DATASET EXTRACT:
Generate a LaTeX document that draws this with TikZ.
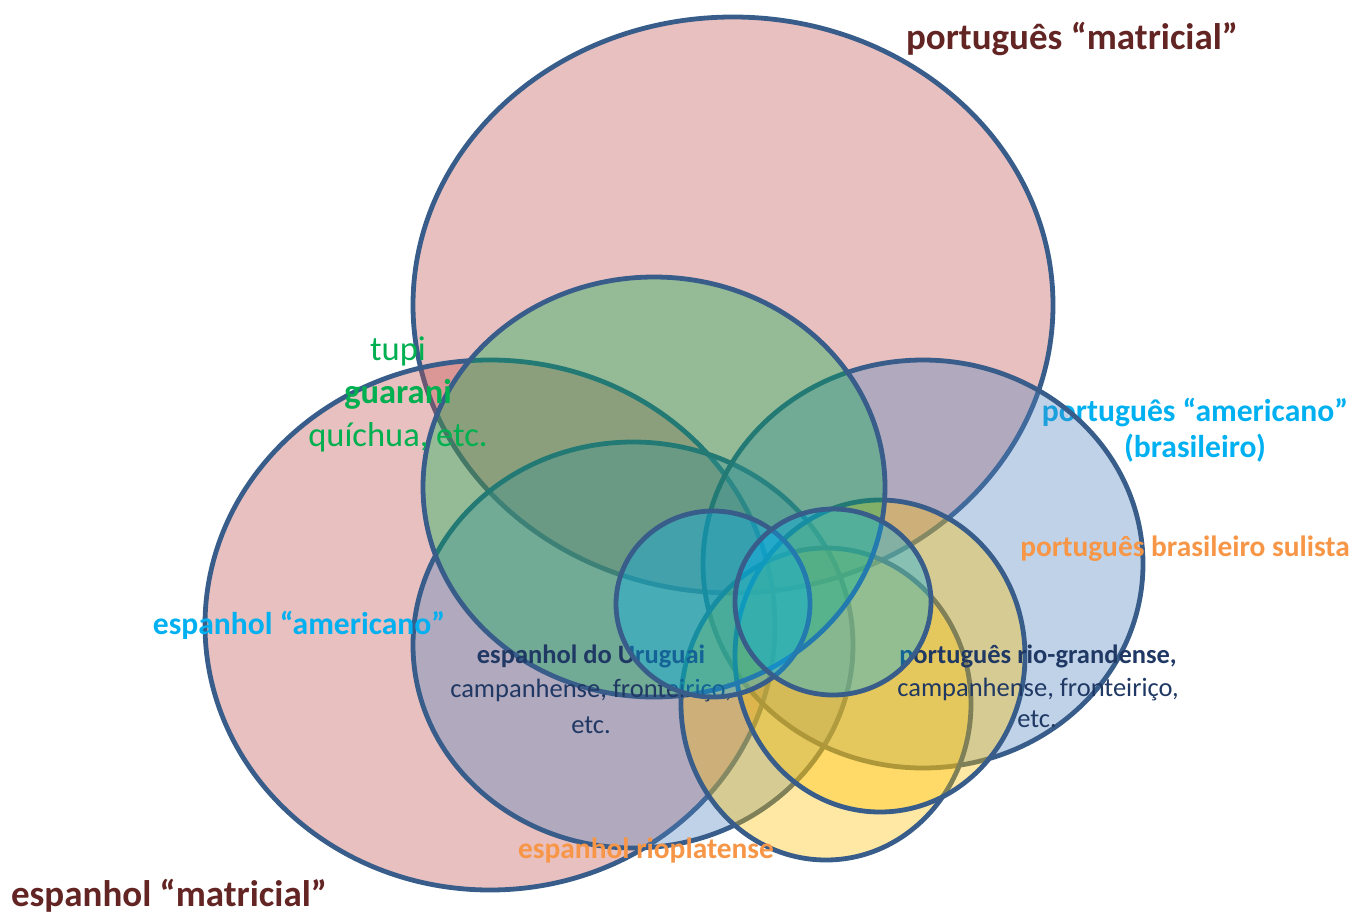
\documentclass[tikz,border=0pt]{standalone}
\usepackage{fontspec}
\setmainfont{Carlito}
\definecolor{venred}{HTML}{C0504D}
\definecolor{venblue}{HTML}{4F81BD}
\definecolor{vengreen}{HTML}{00B050}
\definecolor{vengold}{HTML}{FFC000}
\definecolor{vencyan}{HTML}{00B0F0}
\definecolor{venline}{HTML}{385D8A}
\definecolor{txtred}{HTML}{632523}
\definecolor{txtcyan}{HTML}{00B0F0}
\definecolor{txtorange}{HTML}{F79646}
\definecolor{txtgreen}{HTML}{00B050}
\definecolor{txtnavy}{HTML}{1F3864}
\begin{document}
\begin{tikzpicture}[x=1pt,y=-1pt,
  langset/.style={draw=venline, line width=4.8pt, fill=#1, fill opacity=0.36},
  lbl/.style={inner sep=0pt, anchor=base},
  bigtitle/.style={lbl, text=txtred, font=\fontsize{37}{44}\selectfont\bfseries},
  cyantitle/.style={lbl, text=txtcyan, font=\fontsize{31.6}{38}\selectfont\bfseries},
  orangetitle/.style={lbl, text=txtorange, font=\fontsize{29.4}{35}\selectfont\bfseries},
  greentxt/.style={lbl, text=txtgreen, font=\fontsize{34.5}{41}\selectfont},
  navytxt/.style={lbl, text=txtnavy, font=\fontsize{26.5}{32}\selectfont},
]
\useasboundingbox (0,0) rectangle (1352,913);

% português e espanhol "matriciais"
\draw[langset=venred] (733,305) ellipse [x radius=320, y radius=288];
\draw[langset=venred] (490,625) ellipse [x radius=285, y radius=265];

% espanhol "americano"
\draw[langset=venblue] (633,645) ellipse [x radius=220, y radius=203];

% rótulo parcialmente sob o português "americano"
\node[cyantitle] (ptam) at (1195,421) {português “americano”};
\node[cyantitle] (ptam2) at (1195,457) {(brasileiro)};

% português "americano"
\draw[langset=venblue] (923,564) ellipse [x radius=220, y radius=204];

% espanhol rioplatense e português sulista
\draw[langset=vengold] (826,704) ellipse [x radius=145, y radius=156];
\draw[langset=vengold] (880,656) ellipse [x radius=145, y radius=156];

% línguas indígenas
\draw[langset=vengreen] (654,487) ellipse [x radius=231, y radius=210];

% variedades de fronteira (sob os núcleos)
\node[navytxt, font=\fontsize{26.5}{32}\selectfont\bfseries] (esuy) at (591,663) {espanhol do Uruguai};
\node[navytxt] (esuy2) at (591,697) {campanhense, fronteiriço,};
\node[navytxt] (esuy3) at (591,733) {etc.};
\node[navytxt, font=\fontsize{26.5}{32}\selectfont\bfseries] (ptrs) at (1038,663) {português rio-grandense,};
\node[navytxt] (ptrs2) at (1038,696) {campanhense, fronteiriço,};
\node[navytxt] (ptrs3) at (1037,727) {etc.};

% núcleos de fronteira
\draw[langset=vencyan] (713,604) ellipse [x radius=97, y radius=93];
\draw[langset=vencyan] (833,602) ellipse [x radius=98, y radius=93];

% rótulos
\node[bigtitle] (ptmat) at (1072,49) {português “matricial”};
\node[bigtitle] (esmat) at (169,906) {espanhol “matricial”};
\node[cyantitle] (esam) at (299,634) {espanhol “americano”};
\node[orangetitle] (ptsul) at (1185,556) {português brasileiro sulista};
\node[orangetitle] (esrio) at (646,858) {espanhol rioplatense};
\node[greentxt] (tupi) at (398,360) {tupi};
\node[greentxt, font=\fontsize{34.5}{41}\selectfont\bfseries] (guarani) at (398,403) {guarani};
\node[greentxt] (quichua) at (398,446) {quíchua, etc.};
\end{tikzpicture}
\end{document}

YOUR OBJECTIVE:
Set down the material above as is, without any pictures.

EXERCISE SOLUTION:
Generate a LaTeX document that draws this with TikZ.
\documentclass[tikz,border=0pt]{standalone}
\usepackage{fontspec}
\setmainfont{Carlito}
\definecolor{venred}{HTML}{C0504D}
\definecolor{venblue}{HTML}{4F81BD}
\definecolor{vengreen}{HTML}{00B050}
\definecolor{vengold}{HTML}{FFC000}
\definecolor{vencyan}{HTML}{00B0F0}
\definecolor{venline}{HTML}{385D8A}
\definecolor{txtred}{HTML}{632523}
\definecolor{txtcyan}{HTML}{00B0F0}
\definecolor{txtorange}{HTML}{F79646}
\definecolor{txtgreen}{HTML}{00B050}
\definecolor{txtnavy}{HTML}{1F3864}
\begin{document}
\begin{tikzpicture}[x=1pt,y=-1pt,
  langset/.style={draw=venline, line width=4.8pt, fill=#1, fill opacity=0.36},
  lbl/.style={inner sep=0pt, anchor=base},
  bigtitle/.style={lbl, text=txtred, font=\fontsize{37}{44}\selectfont\bfseries},
  cyantitle/.style={lbl, text=txtcyan, font=\fontsize{31.6}{38}\selectfont\bfseries},
  orangetitle/.style={lbl, text=txtorange, font=\fontsize{29.4}{35}\selectfont\bfseries},
  greentxt/.style={lbl, text=txtgreen, font=\fontsize{34.5}{41}\selectfont},
  navytxt/.style={lbl, text=txtnavy, font=\fontsize{26.5}{32}\selectfont},
]
\useasboundingbox (0,0) rectangle (1352,913);

% português e espanhol "matriciais"
\draw[langset=venred] (733,305) ellipse [x radius=320, y radius=288];
\draw[langset=venred] (490,625) ellipse [x radius=285, y radius=265];

% espanhol "americano"
\draw[langset=venblue] (633,645) ellipse [x radius=220, y radius=203];

% rótulo parcialmente sob o português "americano"
\node[cyantitle] (ptam) at (1195,421) {português “americano”};
\node[cyantitle] (ptam2) at (1195,457) {(brasileiro)};

% português "americano"
\draw[langset=venblue] (923,564) ellipse [x radius=220, y radius=204];

% espanhol rioplatense e português sulista
\draw[langset=vengold] (826,704) ellipse [x radius=145, y radius=156];
\draw[langset=vengold] (880,656) ellipse [x radius=145, y radius=156];

% línguas indígenas
\draw[langset=vengreen] (654,487) ellipse [x radius=231, y radius=210];

% variedades de fronteira (sob os núcleos)
\node[navytxt, font=\fontsize{26.5}{32}\selectfont\bfseries] (esuy) at (591,663) {espanhol do Uruguai};
\node[navytxt] (esuy2) at (591,697) {campanhense, fronteiriço,};
\node[navytxt] (esuy3) at (591,733) {etc.};
\node[navytxt, font=\fontsize{26.5}{32}\selectfont\bfseries] (ptrs) at (1038,663) {português rio-grandense,};
\node[navytxt] (ptrs2) at (1038,696) {campanhense, fronteiriço,};
\node[navytxt] (ptrs3) at (1037,727) {etc.};

% núcleos de fronteira
\draw[langset=vencyan] (713,604) ellipse [x radius=97, y radius=93];
\draw[langset=vencyan] (833,602) ellipse [x radius=98, y radius=93];

% rótulos
\node[bigtitle] (ptmat) at (1072,49) {português “matricial”};
\node[bigtitle] (esmat) at (169,906) {espanhol “matricial”};
\node[cyantitle] (esam) at (299,634) {espanhol “americano”};
\node[orangetitle] (ptsul) at (1185,556) {português brasileiro sulista};
\node[orangetitle] (esrio) at (646,858) {espanhol rioplatense};
\node[greentxt] (tupi) at (398,360) {tupi};
\node[greentxt, font=\fontsize{34.5}{41}\selectfont\bfseries] (guarani) at (398,403) {guarani};
\node[greentxt] (quichua) at (398,446) {quíchua, etc.};
\end{tikzpicture}
\end{document}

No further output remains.